The US began targeting the Khorasan province's top leaders after the group was officially formed in January 2015. In March, the US killed Mullah Abdul Rauf Khadim, who was appointed the deputy governor of Khorasan province. Khadim was previously a senior leader in the Taliban and was a former detainee at Guantanamo Bay. The US military confirmed that it killed Khadim in an airstrike in the Kajaki district in Helmand.

Additionally, the Afghan military claimed it killed Hafiz Wahidi, the alleged replacement for Khadim, during an operation in Helmand province in mid-March. It is unclear if Wahidi, who Afghan officials said was a nephew of Khadim, replaced his uncle to serve as the deputy leader of Khorasan province.

The US policy of killing senior jihadist leaders in counterterrorism operations while abandoning counterinsurgency efforts to combat jihadist groups' military and political strength has had questionable results at best. While the killing of top terrorist leaders has forced terrorist organizations to replace their leaders and adjust their security plans, the deaths have done little to stem the spread of jihadist groups and their control of territory in Afghanistan, Pakistan, Iraq, Yemen, Syria, Libya, Somalia, Mali, and elsewhere.

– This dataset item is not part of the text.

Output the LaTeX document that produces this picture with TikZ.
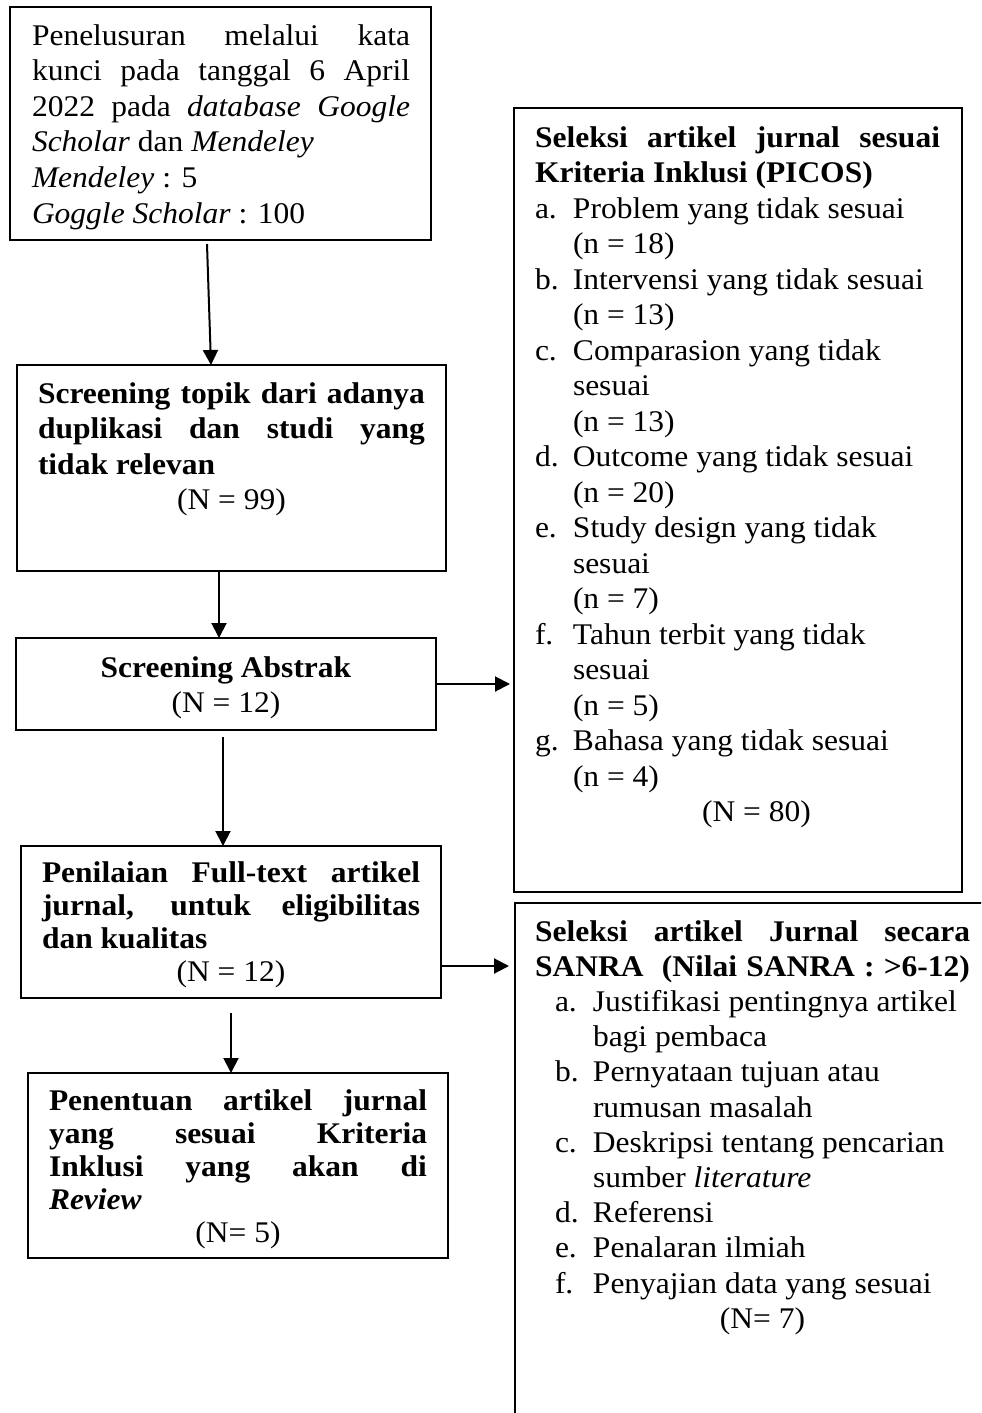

For instance, the US decapitated the top leaders of the Islamic State of Iraq in 2010. The Islamic State of Iraq was al Qaeda's branch in Iraq until it was ejected in 2014 and declared itself the Islamic State. The deaths of Abu Omar al Baghdadi, the Islamic State of Iraq's emir, and Abu Ayyub al Masri, its military commander, may have set the group back, but only temporarily. The Islamic State of Iraq retained a significant military capability and had a deep bench of leaders, and seized on the weakness of the Iraqi government and the Syrian civil war to take over large swaths of both countries by June 2104.